Guess recounts her story in Little Colored Girls Want to Wear Pearls Too, her memoir published in 2013.

Guess says she didn’t think much about entering middle school until that hot summer. With everything in the news, agitation and fear mounted leading up to the first day of school.

“We could have used more training about what we had to face because we had never been around white children,” Guess said.  “We stayed in our communities and even though we lived in Walltown and just a block from were white people lived, and a block from Duke University women's campus, we didn't know what to expect.”

Guess says the Black students were placed in an environment without the support of Black people.

 “They did not prepare us with any kind of orientation about what to expect,” Guess said. “You know they wouldn't do that nowadays. They dropped us off at the school and people turned around and looked at us and we heard people say, ‘what them niggers doing here?’ Even the teachers had looks on their faces when they went to lunch while white students threw food down the table in the cafeteria.”

Guess says the gym teacher ordered Black students to walk around the track while white students played volleyball or other activities. The only Black people she saw was the janitor and the people who worked in the cafeteria. She says things got better after a few weeks, but there was a feeling that never went away.

“It was like we were invisible,” Guess says. “People call you nigger. They whisper things. It was a lot to deal with. We were 12-years old.  We just thought it was a way of life. They weren't kind at all.  I wondered what made people so mean. Everywhere you look you just got rolling eyes.”

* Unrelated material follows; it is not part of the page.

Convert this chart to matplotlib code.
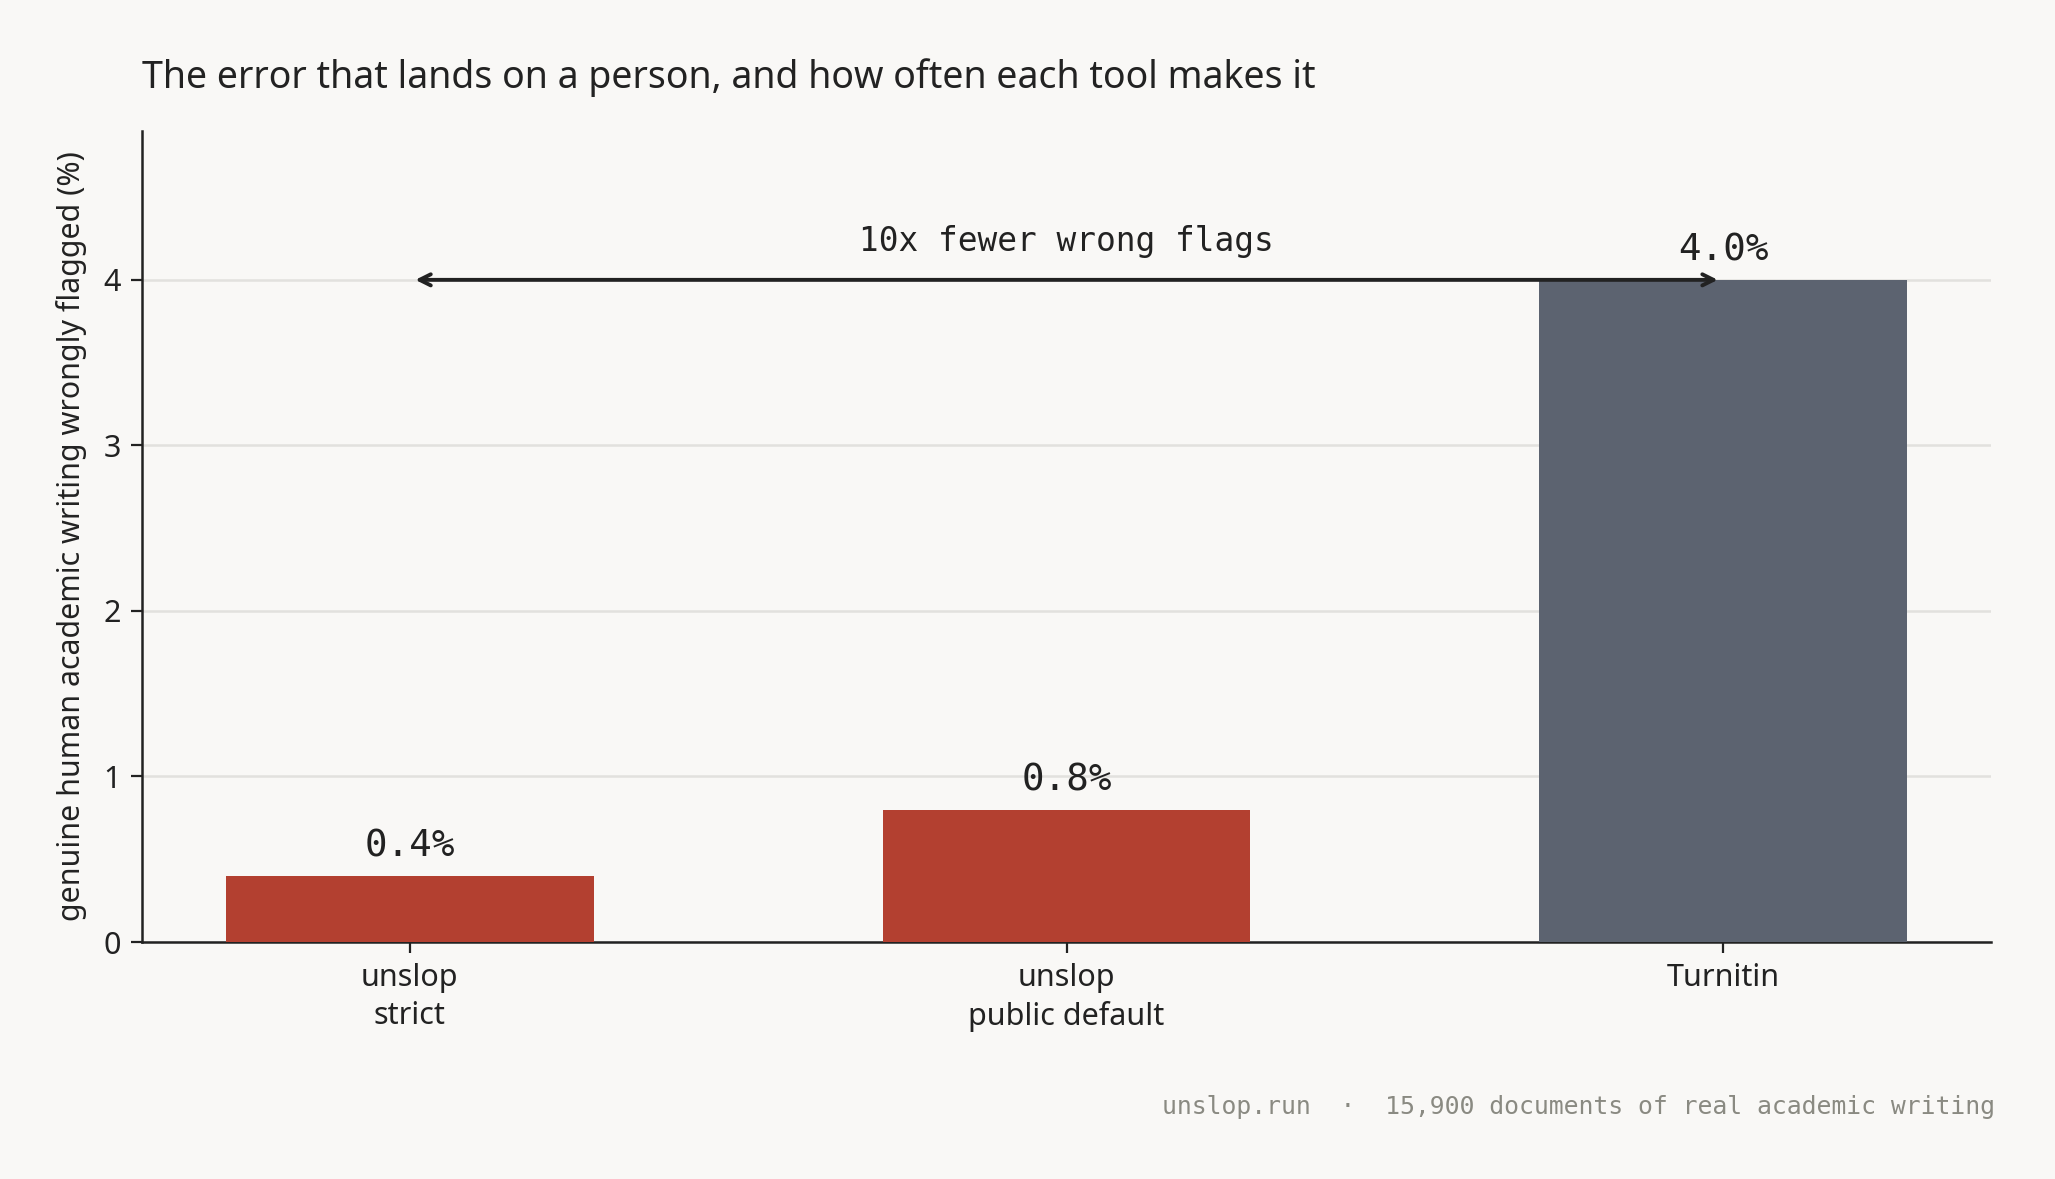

She says the Black students believed the way they were treated was a normal way of life. Black students were taught lessons on how to behave in a white world, how to act while in your parent’s house and what is required to remain safe. Black students weren’t given any counter instructions aimed at helping them adjust in a hostile environment.

The experience taught an unintended and troubling lesson.

“I’ve never trusted white people. Even though every job I’ve had was opening doors for other Black people,” Guess said. “Our generation opened a lot of doors, but I don’t trust white people. I’ve never had a white friend. I’ve never allowed a white person in my house.”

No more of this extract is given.